<<<<

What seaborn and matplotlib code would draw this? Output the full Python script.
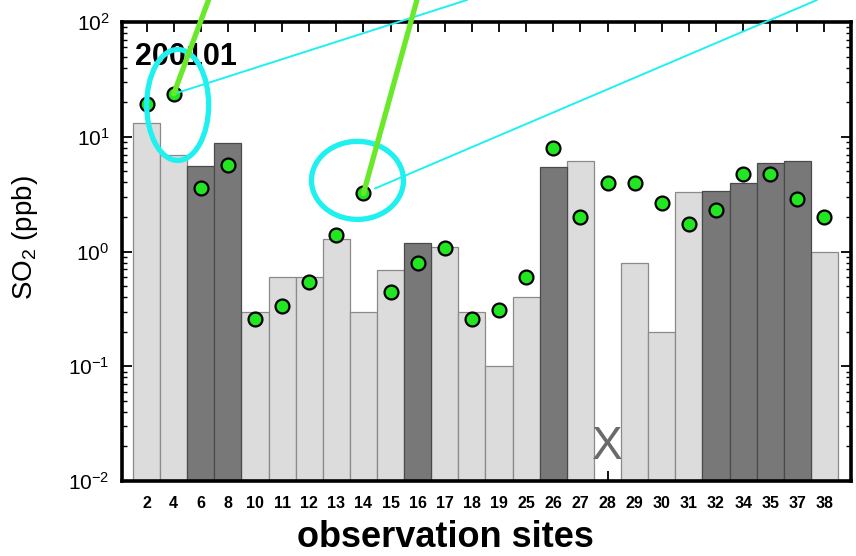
import numpy as np
import pandas as pd
import matplotlib.pyplot as plt
import seaborn as sns
from matplotlib.patches import Ellipse, ConnectionPatch
from matplotlib.transforms import IdentityTransform, blended_transform_factory
from matplotlib.ticker import LogLocator, NullFormatter

# observation sites (x categories)
sites = ['2', '4', '6', '8', '10', '11', '12', '13', '14', '15', '16', '17', '18',
         '19', '25', '26', '27', '28', '29', '30', '31', '32', '34', '35', '37', '38']
# bar values (ppb); site 28 has no bar (marked X)
bar_vals = [13.3, 7.0, 5.56, 8.77, 0.30, 0.60, 0.60, 1.29, 0.30, 0.69, 1.19, 1.09, 0.30,
            0.10, 0.40, 5.48, 6.1, np.nan, 0.80, 0.20, 3.28, 3.37, 3.93, 5.87, 6.1, 1.0]
bar_type = ['light', 'light', 'dark', 'dark', 'light', 'light', 'light', 'light', 'light',
            'light', 'dark', 'light', 'light', 'light', 'light', 'dark', 'light', 'light',
            'light', 'light', 'light', 'dark', 'dark', 'dark', 'dark', 'light']
# green circles (ppb)
point_vals = [19.2, 23.6, 3.56, 5.67, 0.256, 0.335, 0.546, 1.38, 3.21, 0.44, 0.80, 1.07,
              0.256, 0.309, 0.60, 7.98, 2.01, 3.98, 3.98, 2.66, 1.73, 2.30, 4.71, 4.71,
              2.85, 1.98]
period = '200101'
missing_site = '28'

df = pd.DataFrame({'site': sites, 'bar': bar_vals, 'type': bar_type, 'point': point_vals})
df['pos'] = np.arange(len(df))

sns.set_style('ticks')
plt.rcParams['font.family'] = 'Liberation Sans'
plt.rcParams['mathtext.fontset'] = 'custom'
plt.rcParams['mathtext.rm'] = 'Liberation Sans'
plt.rcParams['mathtext.default'] = 'regular'
for k in ['text.color', 'axes.labelcolor', 'xtick.color', 'ytick.color']:
    plt.rcParams[k] = 'black'

fig = plt.figure(figsize=(8.56, 5.56), dpi=100)
ax = fig.add_axes([0.14252, 0.13489, 0.85164, 0.82554])

sns.barplot(data=df, x='site', y='bar', hue='type', order=sites, dodge=False,
            palette={'light': '#dcdcdc', 'dark': '#787878'}, width=1, errorbar=None,
            linewidth=0.9, legend=False, ax=ax)
for p in ax.patches:
    fc = p.get_facecolor()
    p.set_edgecolor('#8a8a8a' if fc[0] > 0.5 else '#4a4a4a')

sns.scatterplot(data=df, x='pos', y='point', color='#22e622', edgecolor='black',
                linewidth=1.6, s=100, zorder=3, legend=False, ax=ax)

ax.set_yscale('log')
ax.set_ylim(1e-2, 1e2)
ax.set_xlim(-0.906, 25.98)
ax.yaxis.set_minor_locator(LogLocator(base=10, subs=np.arange(2, 10)))
ax.yaxis.set_minor_formatter(NullFormatter())
ax.set_axisbelow(True)

ax.set_xticks(np.arange(len(sites)))
ax.set_xticklabels(sites)
ax.tick_params(axis='x', which='both', direction='in', top=True, bottom=True,
               length=7, width=1.3, labelsize=11.5, pad=11)
ax.tick_params(axis='x', which='minor', length=0)
ax.tick_params(axis='y', which='major', direction='in', left=True, right=True,
               length=7, width=1.3, labelsize=15, pad=9)
ax.tick_params(axis='y', which='minor', direction='in', left=True, right=True,
               length=3.5, width=1.0)
for lab in ax.get_xticklabels():
    lab.set_fontweight('bold')

for s in ax.spines.values():
    s.set_linewidth(2.6)
    s.set_color('black')

ax.set_xlabel('observation sites', fontsize=26, fontweight='bold')
ax.set_ylabel('SO$_2$ (ppb)', fontsize=20)
ax.xaxis.set_label_coords(0.444, -0.085)
ax.yaxis.set_label_coords(-0.112, 0.53)

ax.text(0.018, 0.906, period, transform=ax.transAxes, fontsize=22, fontweight='bold',
        ha='left', va='baseline', zorder=3)

# missing data marker
miss = sites.index(missing_site)
trans = blended_transform_factory(ax.transData, ax.transAxes)
ax.text(miss, 0.075, 'X', transform=trans, fontsize=33, color='#6a6a6a',
        ha='center', va='center', zorder=3)

# highlighted points with call-out lines
i4 = sites.index('4')
i14 = sites.index('14')
p4 = ax.transData.transform((i4, point_vals[i4]))
p14 = ax.transData.transform((i14, point_vals[i14]))

for (i, end, shrink) in [(i4, (467, 556), 0), (i14, (817, 556), 9)]:
    con = ConnectionPatch(xyA=(i, point_vals[i]), coordsA=ax.transData,
                          xyB=end, coordsB='figure pixels', color='#1ff0f0',
                          lw=1.4, shrinkA=shrink, shrinkB=0, zorder=4)
    fig.add_artist(con)

fig.add_artist(Ellipse((p4[0] + 4, p4[1] - 11), 62, 111, transform=IdentityTransform(),
                       fill=False, ec='#1ff0f0', lw=3.8, zorder=5))
fig.add_artist(Ellipse((p14[0] - 6, p14[1] + 13), 92, 78, transform=IdentityTransform(),
                       fill=False, ec='#1ff0f0', lw=3.8, zorder=5))

for (i, end) in [(i4, (210, 560)), (i14, (418, 560))]:
    con = ConnectionPatch(xyA=(i, point_vals[i]), coordsA=ax.transData,
                          xyB=end, coordsB='figure pixels', color='#6ae82a',
                          lw=3.8, shrinkA=0, shrinkB=0, zorder=6)
    fig.add_artist(con)

fig.savefig('out.png', dpi=100)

>>>>

Goal:
Using the listing above, gather each line that holds the string "seaborn" and copy it.

Task answer:
What seaborn and matplotlib code would draw this? Output the full Python script.
import seaborn as sns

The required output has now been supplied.